The blessing of newborns and adopted children, and the significance of the names by which the child will be called, have always been exceedingly important to Jewish families dating back to biblical times. "A person's name is the essence of his or her being", according to Menachem ben Meier, and historically all faiths and cultures have placed great value on the care taken to select an appropriate name. It is common practice to derive or to use a name of a beloved deceased relative as a fitting memorial, though there is no religious requirement to follow this custom. Cantor Neil Berris is delighted to assist your family in creating a meaningful, and very personal celebration to underscore the joy of welcoming a new life into your home!

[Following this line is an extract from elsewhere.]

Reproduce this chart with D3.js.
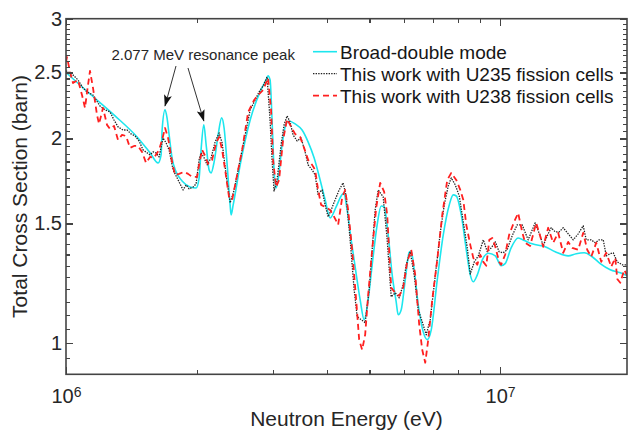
<!DOCTYPE html>
<html>
<head>
<meta charset="utf-8">
<script src="https://cdn.jsdelivr.net/npm/d3@7"></script>
<style>
  html, body { margin: 0; padding: 0; background: #fff; }
  svg { display: block; font-family: "Liberation Sans", Arial, Helvetica, sans-serif; }
</style>
</head>
<body>
<svg id="chart" width="628" height="431"></svg>
<script>
// Total neutron cross section vs. energy (energies in MeV, cross sections in barn)
const broadE = [1.000,1.136,1.297,1.458,1.562,1.630,1.656,1.665,1.691,1.709,1.728,1.755,1.793,1.851,1.931,1.994,2.026,2.047,2.077,2.103,2.136,2.159,2.194,2.241,2.283,2.313,2.351,2.388,2.401,2.427,2.519,2.656,2.799,2.890,2.920,2.952,2.983,3.015,3.047,3.080,3.146,3.213,3.265,3.371,3.498,3.611,3.728,3.849,3.953,4.059,4.190,4.303,4.361,4.442,4.538,4.635,4.760,4.862,4.966,5.073,5.209,5.321,5.407,5.523,5.641,5.762,5.824,5.918,6.045,6.174,6.240,6.341,6.477,6.651,6.794,6.939,7.164,7.396,7.635,7.799,7.924,8.138,8.357,8.536,8.673,8.859,9.098,9.392,9.748,10.053,10.269,10.601,11.003,11.419,11.852,12.699,13.392,14.349,14.971,15.621,16.299,17.006,17.934,18.912,19.628];
const broadXS = [2.50,2.325,2.159,2.010,1.905,1.841,1.892,2.058,2.203,2.144,2.024,1.873,1.786,1.732,1.697,1.691,1.750,1.924,2.094,1.957,1.798,1.780,1.848,2.024,2.144,2.072,1.829,1.597,1.544,1.597,1.829,2.129,2.341,2.438,2.472,2.438,2.129,1.798,1.691,1.738,1.957,2.101,2.122,2.101,2.058,1.977,1.873,1.738,1.625,1.528,1.586,1.646,1.663,1.570,1.419,1.295,1.158,1.083,1.158,1.304,1.493,1.591,1.586,1.443,1.260,1.150,1.101,1.120,1.239,1.360,1.365,1.282,1.139,1.039,1.012,1.046,1.239,1.443,1.597,1.652,1.646,1.544,1.372,1.260,1.231,1.260,1.326,1.356,1.344,1.300,1.309,1.381,1.428,1.414,1.400,1.386,1.363,1.344,1.354,1.358,1.340,1.309,1.282,1.269,1.256];

const u235E = [1.000,1.0324,1.0657,1.0943,1.1178,1.1540,1.1977,1.2299,1.2630,1.2901,1.3178,1.3533,1.3823,1.4120,1.4423,1.4733,1.5048,1.5371,1.5618,1.5870,1.6124,1.6383,1.6734,1.7003,1.7276,1.7647,1.8122,1.8609,1.8908,1.9212,1.9624,1.9938,2.0258,2.0474,2.0803,2.1137,2.1591,2.2055,2.2528,2.2890,2.3381,2.3883,2.4395,2.5185,2.5862,2.6558,2.7272,2.7842,2.8440,2.9050,2.9516,2.9831,3.0150,3.0633,3.1292,3.1794,3.2304,3.2823,3.3350,3.4066,3.4797,3.5544,3.6115,3.6889,3.7482,3.8084,3.8490,3.8901,3.9526,4.0161,4.0805,4.1681,4.2577,4.3490,4.4188,4.5137,4.6106,4.6846,4.7851,4.8879,4.9928,5.0730,5.1544,5.2372,5.3781,5.4935,5.6115,5.7319,5.8551,5.9807,6.0767,6.2072,6.3405,6.4766,6.6155,6.7576,6.9027,7.0509,7.2791,7.4354,7.5950,7.7168,7.8825,8.0518,8.2246,8.4011,8.5361,8.7194,8.9066,9.1462,9.3424,9.5430,9.7479,9.9471,10.161,10.379,10.658,10.945,11.239,11.603,12.042,12.366,12.565,12.834,13.110,13.392,13.679,13.973,14.349,14.735,15.132,15.538,15.788,16.213,16.561,16.916,17.280,17.557,17.934,18.222,18.613,19.114,19.628];
const u235XS = [2.514,2.488,2.438,2.373,2.341,2.317,2.232,2.203,2.188,2.129,2.080,2.058,2.058,2.031,2.017,1.983,1.924,1.905,1.892,1.911,1.905,1.879,2.003,1.970,1.924,1.798,1.738,1.680,1.709,1.686,1.697,1.715,1.860,1.905,1.873,1.829,1.873,1.977,2.038,1.970,1.768,1.608,1.680,1.860,2.024,2.203,2.278,2.341,2.389,2.463,2.129,1.860,1.674,1.738,1.957,2.094,2.159,2.115,2.024,1.983,2.003,1.911,1.829,1.798,1.768,1.652,1.669,1.680,1.597,1.534,1.570,1.625,1.680,1.721,1.646,1.419,1.198,1.094,1.083,1.072,1.198,1.372,1.570,1.680,1.641,1.419,1.170,1.186,1.166,1.219,1.304,1.363,1.260,1.120,1.075,1.029,1.083,1.219,1.453,1.597,1.703,1.750,1.709,1.646,1.508,1.381,1.264,1.317,1.344,1.419,1.363,1.381,1.409,1.363,1.358,1.372,1.438,1.493,1.493,1.419,1.503,1.438,1.390,1.438,1.478,1.458,1.458,1.478,1.448,1.419,1.448,1.488,1.419,1.419,1.405,1.419,1.419,1.344,1.354,1.358,1.317,1.304,1.304];

const u238E = [1.000,1.0053,1.0215,1.0378,1.0657,1.0886,1.1060,1.1238,1.1358,1.1540,1.1787,1.1914,1.2169,1.2430,1.2630,1.2901,1.3178,1.3461,1.3750,1.4045,1.4347,1.4655,1.4969,1.5290,1.5618,1.5954,1.6383,1.6646,1.6913,1.7185,1.7553,1.7835,1.8218,1.8708,1.9110,1.9520,2.0045,2.0258,2.0583,2.0914,2.1250,2.1706,2.2172,2.2528,2.2890,2.3257,2.3757,2.4138,2.4655,2.5454,2.6278,2.7128,2.7695,2.8440,2.9205,2.9673,2.9990,3.0471,3.0962,3.1626,3.2304,3.2998,3.3706,3.4613,3.5356,3.6115,3.6889,3.7482,3.8084,3.8695,3.9526,4.0589,4.1461,4.2351,4.3260,4.3954,4.4661,4.5619,4.6598,4.7346,4.8106,4.8879,4.9665,5.0730,5.1818,5.2931,5.4067,5.4935,5.6115,5.7319,5.8551,5.9807,6.1090,6.2402,6.3742,6.5111,6.6155,6.7218,6.8298,6.9763,7.1640,7.3568,7.5547,7.7168,7.9244,8.0946,8.2246,8.3566,8.5361,8.6733,8.8591,9.0016,9.1462,9.2930,9.4423,9.5938,9.7479,9.9471,10.053,10.269,10.489,10.772,11.003,11.239,11.419,11.727,12.106,12.366,12.565,12.903,13.251,13.607,13.973,14.349,14.657,15.132,15.538,15.872,16.213,16.649,17.096,17.557,18.029,18.416,18.613,18.912,19.318,19.628];
const u238XS = [2.591,2.635,2.505,2.413,2.438,2.317,2.218,2.397,2.514,2.373,2.166,2.101,2.218,2.094,2.065,2.087,1.990,2.024,2.017,1.937,1.950,1.950,1.911,1.841,1.879,1.873,1.924,1.990,2.072,2.003,1.848,1.768,1.774,1.786,1.774,1.756,1.756,1.829,1.924,1.886,1.835,1.860,1.970,2.010,1.924,1.798,1.636,1.625,1.738,1.924,2.188,2.278,2.317,2.357,2.455,2.203,1.860,1.697,1.738,1.990,2.136,2.080,2.031,2.010,1.937,1.860,1.829,1.798,1.680,1.597,1.586,1.570,1.534,1.493,1.636,1.680,1.570,1.372,1.158,1.012,0.978,1.029,1.178,1.372,1.581,1.721,1.669,1.544,1.207,1.186,1.174,1.207,1.317,1.372,1.260,1.064,0.978,0.936,1.012,1.158,1.326,1.544,1.738,1.780,1.738,1.680,1.625,1.493,1.395,1.335,1.304,1.349,1.317,1.300,1.419,1.428,1.386,1.317,1.304,1.349,1.443,1.508,1.554,1.458,1.405,1.390,1.503,1.438,1.386,1.478,1.405,1.453,1.358,1.409,1.381,1.372,1.453,1.372,1.340,1.405,1.317,1.358,1.295,1.335,1.243,1.227,1.282,1.256];

// Axis ticks and limits
const xLimits = [1e6, 1.96e7];
const yLimits = [0.9, 3];
const xMajorTicks = [1e6, 1e7];
const xMinorTicks = [2e6, 3e6, 4e6, 5e6, 6e6, 7e6, 8e6, 9e6];
const yMajorTicks = [1, 1.5, 2, 2.5, 3];
const yMinorTicks = d3.range(18, 61).map(i => i / 20).filter(v => !yMajorTicks.includes(v));

// Annotated resonance peaks (MeV) on the broad-double curve
const peakLabel = "2.077 MeV resonance peak";
const peakEnergies = [1.691, 2.077];

const seriesNames = ["Broad-double mode", "This work with U235 fission cells", "This work with U238 fission cells"];

const box = { left: 66, right: 627, top: 18.7, bottom: 374.3 };
const frameColor = "#444";
const textColor = "#262626";

const svg = d3.select("#chart");
const x = d3.scaleLog().domain(xLimits).range([box.left, box.right]);
const y = d3.scaleLog().domain(yLimits).range([box.bottom, box.top]);

const series = [
  { name: seriesNames[0], E: broadE, XS: broadXS, color: "#1de6ee", width: 1.6, dash: null, curve: d3.curveMonotoneX },
  { name: seriesNames[1], E: u235E, XS: u235XS, color: "#222", width: 1.3, dash: "1.4,1.2", curve: d3.curveLinear },
  { name: seriesNames[2], E: u238E, XS: u238XS, color: "#ff1f1f", width: 1.8, dash: "6,4", curve: d3.curveLinear }
];

// Clip region for the data lines
svg.append("defs").append("clipPath").attr("id", "plotClip")
  .append("rect")
  .attr("x", box.left).attr("y", box.top)
  .attr("width", box.right - box.left).attr("height", box.bottom - box.top);

// Arrowhead marker
svg.select("defs").append("marker")
  .attr("id", "arrowHead")
  .attr("viewBox", "0 -5 12 10")
  .attr("refX", 11).attr("refY", 0)
  .attr("markerUnits", "userSpaceOnUse")
  .attr("markerWidth", 12).attr("markerHeight", 10)
  .attr("orient", "auto")
  .append("path")
  .attr("d", "M0,-4L12,0L0,4L2.5,0Z")
  .attr("fill", "#111");

// Data lines
const lineLayer = svg.append("g").attr("clip-path", "url(#plotClip)");
series.forEach(s => {
  const pts = s.E.map((e, i) => [e * 1e6, s.XS[i]]);
  lineLayer.append("path")
    .datum(pts)
    .attr("fill", "none")
    .attr("stroke", s.color)
    .attr("stroke-width", s.width)
    .attr("stroke-dasharray", s.dash)
    .attr("stroke-linejoin", "round")
    .attr("d", d3.line().x(d => x(d[0])).y(d => y(d[1])).curve(s.curve));
});

// Axes with inward ticks
function styleAxis(g) {
  g.select(".domain").remove();
  g.attr("font-family", null).attr("font-size", null);
  g.selectAll(".tick line")
    .attr("stroke", frameColor)
    .attr("stroke-width", 1.2)
    .attr("shape-rendering", "crispEdges");
}

// bottom
svg.append("g").attr("transform", `translate(0,${box.bottom})`)
  .call(d3.axisBottom(x).tickValues(xMinorTicks).tickSize(-4).tickSizeOuter(0).tickFormat(() => ""))
  .call(styleAxis);
const xAxisG = svg.append("g").attr("transform", `translate(0,${box.bottom})`)
  .call(d3.axisBottom(x).tickValues(xMajorTicks).tickSize(-7).tickSizeOuter(0).tickPadding(14.5).tickFormat(() => ""))
  .call(styleAxis);
xAxisG.selectAll(".tick text").each(function (d) {
  const t = d3.select(this).attr("fill", textColor).attr("font-size", 20);
  t.append("tspan").text("10");
  t.append("tspan").attr("dy", "-0.45em").attr("font-size", 14).text(Math.round(Math.log10(d)));
});

// top
svg.append("g").attr("transform", `translate(0,${box.top})`)
  .call(d3.axisTop(x).tickValues(xMinorTicks).tickSize(-4).tickSizeOuter(0).tickFormat(() => ""))
  .call(styleAxis);
svg.append("g").attr("transform", `translate(0,${box.top})`)
  .call(d3.axisTop(x).tickValues(xMajorTicks).tickSize(-7).tickSizeOuter(0).tickFormat(() => ""))
  .call(styleAxis);

// left
svg.append("g").attr("transform", `translate(${box.left},0)`)
  .call(d3.axisLeft(y).tickValues(yMinorTicks).tickSize(-4).tickSizeOuter(0).tickFormat(() => ""))
  .call(styleAxis);
svg.append("g").attr("transform", `translate(${box.left},0)`)
  .call(d3.axisLeft(y).tickValues(yMajorTicks).tickSize(-7).tickSizeOuter(0).tickPadding(4).tickFormat(d3.format("")))
  .call(styleAxis)
  .selectAll(".tick text").attr("fill", textColor).attr("font-size", 20);

// right
svg.append("g").attr("transform", `translate(${box.right},0)`)
  .call(d3.axisRight(y).tickValues(yMinorTicks).tickSize(-4).tickSizeOuter(0).tickFormat(() => ""))
  .call(styleAxis);
svg.append("g").attr("transform", `translate(${box.right},0)`)
  .call(d3.axisRight(y).tickValues(yMajorTicks).tickSize(-7).tickSizeOuter(0).tickFormat(() => ""))
  .call(styleAxis);

// Frame
svg.append("rect")
  .attr("x", box.left).attr("y", box.top)
  .attr("width", box.right - box.left).attr("height", box.bottom - box.top)
  .attr("fill", "none").attr("stroke", frameColor).attr("stroke-width", 1.6);

// Axis titles
svg.append("text")
  .attr("x", (box.left + box.right) / 2).attr("y", 426)
  .attr("text-anchor", "middle").attr("font-size", 21).attr("fill", textColor)
  .text("Neutron Energy (eV)");
svg.append("text")
  .attr("transform", `translate(27,${(box.top + box.bottom) / 2}) rotate(-90)`)
  .attr("text-anchor", "middle").attr("font-size", 21).attr("fill", textColor)
  .text("Total Cross Section (barn)");

// Legend
const legend = svg.append("g").attr("transform", "translate(313,51.7)");
series.forEach((s, i) => {
  const row = legend.append("g").attr("transform", `translate(0,${i * 22})`);
  row.append("line")
    .attr("x1", 0).attr("x2", 24).attr("y1", 0).attr("y2", 0)
    .attr("stroke", s.color).attr("stroke-width", s.width)
    .attr("stroke-dasharray", s.dash);
  row.append("text")
    .attr("x", 27).attr("y", 6.8)
    .attr("font-size", 19).attr("fill", "#161616")
    .text(s.name);
});

// Resonance annotation with arrows to the broad-double peaks
svg.append("text")
  .attr("x", 111.5).attr("y", 60)
  .attr("font-size", 15).attr("fill", textColor)
  .text(peakLabel);
const arrowStarts = [[176, 66], [188, 68]];
peakEnergies.forEach((e, i) => {
  const idx = broadE.indexOf(e);
  const tx = x(e * 1e6), ty = y(broadXS[idx]) - 4;
  svg.append("line")
    .attr("x1", arrowStarts[i][0]).attr("y1", arrowStarts[i][1])
    .attr("x2", tx).attr("y2", ty)
    .attr("stroke", "#333").attr("stroke-width", 1)
    .attr("marker-end", "url(#arrowHead)");
});
</script>
</body>
</html>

Before the naming ceremony Cantor Berris will consult with you at your home, via telephone or video call (Skype or FaceTime) to plan the following details:

  • Developing a "Family Tree" for the child's parents to facilitate the participation of close relations if desired.
  • Selection of "Godparents" who will take an active role in the ceremony
  • Researching the given and Jewish names of loved ones whom the parents may wish to consider as name sources for their child.
  • Reviewing the outline of the ceremony and the various blessings which will be recited
  • Specific family customs or ritual articles which may be included

There are many important teachings derived from biblical and scholarly sources related to the importance of a good and respected name ("Shem Tov"). These may provide some inspiration as you consider and discuss your choices:

  • "Every person has three names: one parents give them, one others call them, and one they acquire themselves" (Kohelet Rabah)
  • "A good name is preferable to wealth" (Proverbs 22:1)
  • "A good name is better than fine oil" (Ecclesiastes 7:1)
  • "The name of a person can determine his/her destiny" (Talmud B'rachot 7b) 

 It is fitting that the naming ceremony be held within the first three months after your child's birth, or shortly after an adopted child joins your family. However, there is no specific time period in which this celebration must be accomplished. Cantor Berris is also pleased to be present at a ritual/medical circumcision (Brit Milah) or conversion ceremony, when it is traditional to bestow a Jewish name in conjunction with these rituals. When circumcision has already been performed in the hospital, Cantor Berris will assist your family in planning a beautiful "Covenant Ceremony (Brit Shalom)" to welcome your son into the Jewish community as he is given his Hebrew name.